> **Dataset extract**

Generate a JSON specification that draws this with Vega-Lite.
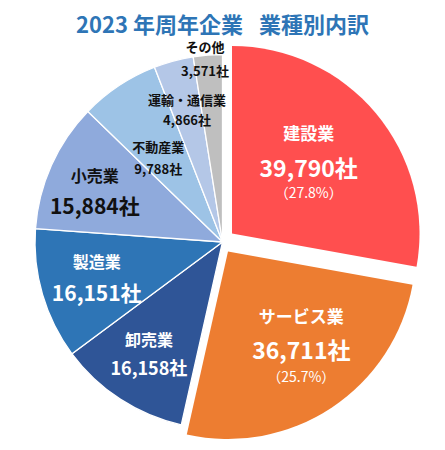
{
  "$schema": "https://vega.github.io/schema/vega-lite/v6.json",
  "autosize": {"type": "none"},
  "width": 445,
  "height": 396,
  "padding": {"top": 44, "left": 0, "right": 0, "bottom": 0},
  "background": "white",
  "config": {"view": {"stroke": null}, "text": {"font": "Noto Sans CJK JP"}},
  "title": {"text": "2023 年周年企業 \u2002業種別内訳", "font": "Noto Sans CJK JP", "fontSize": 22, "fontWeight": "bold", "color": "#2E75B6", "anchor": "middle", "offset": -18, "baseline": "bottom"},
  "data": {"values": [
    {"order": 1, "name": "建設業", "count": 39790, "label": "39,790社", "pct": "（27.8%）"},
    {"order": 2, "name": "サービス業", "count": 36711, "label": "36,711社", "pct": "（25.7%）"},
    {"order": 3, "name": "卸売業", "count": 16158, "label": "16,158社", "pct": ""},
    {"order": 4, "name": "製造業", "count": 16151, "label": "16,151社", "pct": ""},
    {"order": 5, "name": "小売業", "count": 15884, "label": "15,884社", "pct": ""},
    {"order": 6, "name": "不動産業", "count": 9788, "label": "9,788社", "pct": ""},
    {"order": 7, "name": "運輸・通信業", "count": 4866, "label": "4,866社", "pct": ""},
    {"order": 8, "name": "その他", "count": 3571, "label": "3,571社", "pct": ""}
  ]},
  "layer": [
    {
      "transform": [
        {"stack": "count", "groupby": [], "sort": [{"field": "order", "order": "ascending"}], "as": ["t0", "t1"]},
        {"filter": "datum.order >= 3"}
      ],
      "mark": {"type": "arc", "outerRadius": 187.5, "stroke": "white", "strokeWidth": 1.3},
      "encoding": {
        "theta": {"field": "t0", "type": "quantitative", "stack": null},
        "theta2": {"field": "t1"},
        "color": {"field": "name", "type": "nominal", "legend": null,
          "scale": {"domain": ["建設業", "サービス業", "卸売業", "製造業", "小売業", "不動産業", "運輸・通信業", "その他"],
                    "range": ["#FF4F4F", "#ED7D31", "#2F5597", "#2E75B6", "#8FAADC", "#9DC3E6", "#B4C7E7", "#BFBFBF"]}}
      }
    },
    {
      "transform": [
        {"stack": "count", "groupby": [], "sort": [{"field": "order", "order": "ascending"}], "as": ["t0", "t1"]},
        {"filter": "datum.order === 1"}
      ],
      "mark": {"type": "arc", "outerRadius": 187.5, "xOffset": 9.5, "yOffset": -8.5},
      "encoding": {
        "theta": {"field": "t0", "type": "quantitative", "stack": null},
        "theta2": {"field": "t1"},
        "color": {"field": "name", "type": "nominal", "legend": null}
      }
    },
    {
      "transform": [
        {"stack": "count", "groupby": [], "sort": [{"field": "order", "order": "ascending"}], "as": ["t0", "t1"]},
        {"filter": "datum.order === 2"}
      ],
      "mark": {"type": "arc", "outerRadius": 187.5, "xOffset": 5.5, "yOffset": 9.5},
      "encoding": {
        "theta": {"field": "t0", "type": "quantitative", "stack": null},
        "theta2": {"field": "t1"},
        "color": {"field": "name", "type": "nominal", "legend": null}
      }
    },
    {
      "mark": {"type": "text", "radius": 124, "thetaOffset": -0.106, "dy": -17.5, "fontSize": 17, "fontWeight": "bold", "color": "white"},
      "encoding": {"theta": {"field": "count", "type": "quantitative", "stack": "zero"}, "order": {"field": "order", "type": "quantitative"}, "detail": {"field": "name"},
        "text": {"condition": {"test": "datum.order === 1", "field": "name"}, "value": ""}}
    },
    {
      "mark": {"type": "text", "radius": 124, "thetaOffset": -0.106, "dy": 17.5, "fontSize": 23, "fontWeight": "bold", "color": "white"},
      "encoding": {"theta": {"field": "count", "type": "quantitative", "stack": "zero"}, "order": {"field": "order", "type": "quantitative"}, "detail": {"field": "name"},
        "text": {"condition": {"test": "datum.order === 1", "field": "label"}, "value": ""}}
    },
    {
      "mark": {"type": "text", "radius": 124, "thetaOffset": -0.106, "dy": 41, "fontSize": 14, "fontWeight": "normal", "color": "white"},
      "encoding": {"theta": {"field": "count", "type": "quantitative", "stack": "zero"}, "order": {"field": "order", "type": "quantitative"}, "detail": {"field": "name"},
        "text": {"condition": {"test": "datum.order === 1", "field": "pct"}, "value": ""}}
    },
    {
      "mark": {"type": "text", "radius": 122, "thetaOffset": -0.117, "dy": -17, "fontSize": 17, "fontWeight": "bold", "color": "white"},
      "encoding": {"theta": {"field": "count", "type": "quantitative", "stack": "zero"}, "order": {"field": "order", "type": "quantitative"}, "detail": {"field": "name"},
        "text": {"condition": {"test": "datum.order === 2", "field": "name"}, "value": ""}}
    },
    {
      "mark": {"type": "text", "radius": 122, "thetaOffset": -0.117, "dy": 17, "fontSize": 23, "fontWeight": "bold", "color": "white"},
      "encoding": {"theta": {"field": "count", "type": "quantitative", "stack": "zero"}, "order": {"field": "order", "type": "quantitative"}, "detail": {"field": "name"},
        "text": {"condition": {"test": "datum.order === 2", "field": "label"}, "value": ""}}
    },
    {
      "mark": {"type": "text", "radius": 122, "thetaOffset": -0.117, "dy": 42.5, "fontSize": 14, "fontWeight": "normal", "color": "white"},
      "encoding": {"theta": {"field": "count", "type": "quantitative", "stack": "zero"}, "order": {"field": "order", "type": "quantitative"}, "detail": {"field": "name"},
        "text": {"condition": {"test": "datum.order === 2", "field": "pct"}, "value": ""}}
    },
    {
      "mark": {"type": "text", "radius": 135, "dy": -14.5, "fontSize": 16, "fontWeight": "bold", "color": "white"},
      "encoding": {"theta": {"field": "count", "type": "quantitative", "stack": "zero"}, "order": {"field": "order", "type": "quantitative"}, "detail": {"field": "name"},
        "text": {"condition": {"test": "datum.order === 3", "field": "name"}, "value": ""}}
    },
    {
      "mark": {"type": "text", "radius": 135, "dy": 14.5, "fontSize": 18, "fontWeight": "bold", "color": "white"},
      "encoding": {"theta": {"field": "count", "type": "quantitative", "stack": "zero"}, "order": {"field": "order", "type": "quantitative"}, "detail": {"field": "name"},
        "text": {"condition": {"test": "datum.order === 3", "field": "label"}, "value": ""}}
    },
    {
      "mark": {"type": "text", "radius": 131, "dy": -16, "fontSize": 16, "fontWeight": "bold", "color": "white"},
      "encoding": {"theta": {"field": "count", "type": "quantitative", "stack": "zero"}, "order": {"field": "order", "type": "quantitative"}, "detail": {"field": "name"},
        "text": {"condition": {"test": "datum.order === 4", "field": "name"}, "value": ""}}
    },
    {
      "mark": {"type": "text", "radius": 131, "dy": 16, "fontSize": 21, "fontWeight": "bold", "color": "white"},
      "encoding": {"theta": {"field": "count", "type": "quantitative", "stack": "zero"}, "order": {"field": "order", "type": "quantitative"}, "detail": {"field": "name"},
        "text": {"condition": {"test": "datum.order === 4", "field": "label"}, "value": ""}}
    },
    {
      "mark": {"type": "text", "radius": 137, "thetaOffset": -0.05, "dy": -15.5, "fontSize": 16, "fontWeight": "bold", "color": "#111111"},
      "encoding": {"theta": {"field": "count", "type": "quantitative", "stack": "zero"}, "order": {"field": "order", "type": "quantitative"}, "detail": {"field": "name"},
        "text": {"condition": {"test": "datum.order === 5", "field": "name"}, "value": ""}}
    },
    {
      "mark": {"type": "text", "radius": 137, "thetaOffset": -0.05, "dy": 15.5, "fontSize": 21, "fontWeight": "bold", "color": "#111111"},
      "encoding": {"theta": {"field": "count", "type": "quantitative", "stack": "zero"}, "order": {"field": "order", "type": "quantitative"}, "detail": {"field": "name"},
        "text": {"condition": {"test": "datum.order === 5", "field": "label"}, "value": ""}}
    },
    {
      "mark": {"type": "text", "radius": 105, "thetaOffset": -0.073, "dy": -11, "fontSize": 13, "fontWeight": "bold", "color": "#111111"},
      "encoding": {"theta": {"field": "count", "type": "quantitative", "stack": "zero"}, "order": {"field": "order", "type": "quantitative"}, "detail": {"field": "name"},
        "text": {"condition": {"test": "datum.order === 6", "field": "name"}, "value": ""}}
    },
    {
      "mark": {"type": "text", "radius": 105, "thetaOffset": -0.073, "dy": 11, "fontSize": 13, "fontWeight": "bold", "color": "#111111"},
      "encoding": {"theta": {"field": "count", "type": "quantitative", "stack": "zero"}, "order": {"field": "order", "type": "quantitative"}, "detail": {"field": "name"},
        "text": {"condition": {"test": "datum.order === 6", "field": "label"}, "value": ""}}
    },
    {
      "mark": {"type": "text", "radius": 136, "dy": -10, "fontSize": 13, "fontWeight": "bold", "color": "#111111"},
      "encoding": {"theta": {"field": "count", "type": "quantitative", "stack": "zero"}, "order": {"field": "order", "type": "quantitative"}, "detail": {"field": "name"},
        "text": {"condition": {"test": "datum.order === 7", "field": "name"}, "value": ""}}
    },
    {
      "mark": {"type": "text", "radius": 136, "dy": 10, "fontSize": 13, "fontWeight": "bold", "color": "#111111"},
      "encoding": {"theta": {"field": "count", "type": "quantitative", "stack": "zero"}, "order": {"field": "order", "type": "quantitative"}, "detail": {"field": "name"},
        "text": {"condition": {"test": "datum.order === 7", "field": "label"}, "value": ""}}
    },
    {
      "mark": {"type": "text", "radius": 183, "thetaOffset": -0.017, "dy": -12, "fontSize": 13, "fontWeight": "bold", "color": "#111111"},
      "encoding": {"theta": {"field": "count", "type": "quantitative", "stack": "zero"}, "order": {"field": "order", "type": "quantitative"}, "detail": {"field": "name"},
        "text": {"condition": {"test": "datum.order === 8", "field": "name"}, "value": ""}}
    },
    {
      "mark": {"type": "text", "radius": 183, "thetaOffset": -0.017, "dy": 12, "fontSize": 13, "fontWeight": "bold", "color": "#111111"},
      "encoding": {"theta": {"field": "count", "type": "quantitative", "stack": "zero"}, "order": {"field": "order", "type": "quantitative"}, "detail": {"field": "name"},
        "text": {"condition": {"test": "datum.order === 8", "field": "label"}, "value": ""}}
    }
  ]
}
--
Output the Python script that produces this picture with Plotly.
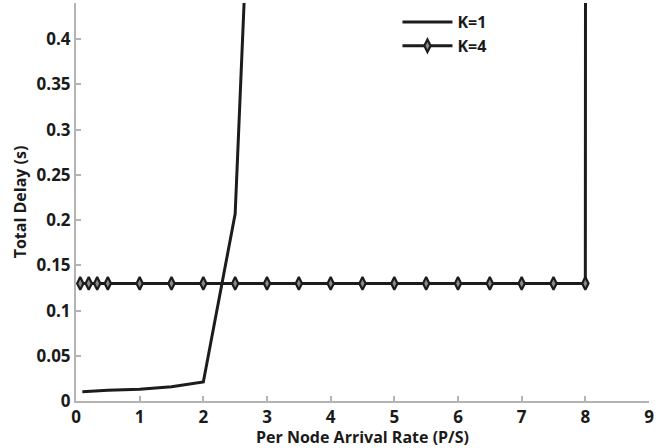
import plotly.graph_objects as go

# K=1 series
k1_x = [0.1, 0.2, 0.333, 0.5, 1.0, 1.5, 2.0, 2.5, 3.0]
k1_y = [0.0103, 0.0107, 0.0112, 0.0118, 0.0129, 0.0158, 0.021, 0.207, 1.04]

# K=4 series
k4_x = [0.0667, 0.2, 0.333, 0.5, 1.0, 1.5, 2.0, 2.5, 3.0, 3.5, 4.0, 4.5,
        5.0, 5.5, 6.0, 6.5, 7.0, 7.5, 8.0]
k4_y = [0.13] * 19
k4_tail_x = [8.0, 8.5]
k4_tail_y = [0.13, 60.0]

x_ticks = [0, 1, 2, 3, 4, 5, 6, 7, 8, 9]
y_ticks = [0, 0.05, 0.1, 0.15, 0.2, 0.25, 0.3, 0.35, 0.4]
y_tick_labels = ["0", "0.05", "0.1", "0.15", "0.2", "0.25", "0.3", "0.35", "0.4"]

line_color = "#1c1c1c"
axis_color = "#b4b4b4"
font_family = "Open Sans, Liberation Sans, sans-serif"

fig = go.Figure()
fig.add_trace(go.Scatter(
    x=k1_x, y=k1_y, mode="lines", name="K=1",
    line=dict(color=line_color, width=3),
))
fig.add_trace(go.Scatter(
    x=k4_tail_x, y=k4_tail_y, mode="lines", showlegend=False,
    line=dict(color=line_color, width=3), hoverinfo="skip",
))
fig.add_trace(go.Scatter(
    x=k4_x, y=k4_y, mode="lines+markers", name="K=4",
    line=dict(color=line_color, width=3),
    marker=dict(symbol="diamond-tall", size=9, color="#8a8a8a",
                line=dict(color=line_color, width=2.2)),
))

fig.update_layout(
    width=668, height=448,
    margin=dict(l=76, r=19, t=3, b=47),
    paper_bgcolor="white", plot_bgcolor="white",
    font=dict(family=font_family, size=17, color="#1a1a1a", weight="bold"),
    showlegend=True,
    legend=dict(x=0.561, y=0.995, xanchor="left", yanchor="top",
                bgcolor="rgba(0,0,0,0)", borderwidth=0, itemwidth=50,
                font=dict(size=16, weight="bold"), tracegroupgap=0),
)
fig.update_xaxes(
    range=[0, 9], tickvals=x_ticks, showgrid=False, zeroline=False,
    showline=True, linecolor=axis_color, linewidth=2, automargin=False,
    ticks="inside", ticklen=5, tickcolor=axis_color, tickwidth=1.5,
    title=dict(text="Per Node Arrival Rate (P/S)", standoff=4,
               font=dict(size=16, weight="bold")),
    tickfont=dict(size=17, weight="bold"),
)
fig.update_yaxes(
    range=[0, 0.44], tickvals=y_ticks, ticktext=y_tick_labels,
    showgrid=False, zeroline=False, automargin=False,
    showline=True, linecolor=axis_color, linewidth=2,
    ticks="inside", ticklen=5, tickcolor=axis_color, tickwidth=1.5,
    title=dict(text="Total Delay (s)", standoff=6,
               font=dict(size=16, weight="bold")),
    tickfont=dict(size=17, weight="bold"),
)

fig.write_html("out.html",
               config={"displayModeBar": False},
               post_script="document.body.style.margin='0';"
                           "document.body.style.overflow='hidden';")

> **What the task requires**
Output word for word the lines running from the one containing "Output the Python" to the one containing "k4_tail_y = [0.13, 60.0]", both included, leaving out the pictures.

> **The response**
Output the Python script that produces this picture with Plotly.
import plotly.graph_objects as go

# K=1 series
k1_x = [0.1, 0.2, 0.333, 0.5, 1.0, 1.5, 2.0, 2.5, 3.0]
k1_y = [0.0103, 0.0107, 0.0112, 0.0118, 0.0129, 0.0158, 0.021, 0.207, 1.04]

# K=4 series
k4_x = [0.0667, 0.2, 0.333, 0.5, 1.0, 1.5, 2.0, 2.5, 3.0, 3.5, 4.0, 4.5,
        5.0, 5.5, 6.0, 6.5, 7.0, 7.5, 8.0]
k4_y = [0.13] * 19
k4_tail_x = [8.0, 8.5]
k4_tail_y = [0.13, 60.0]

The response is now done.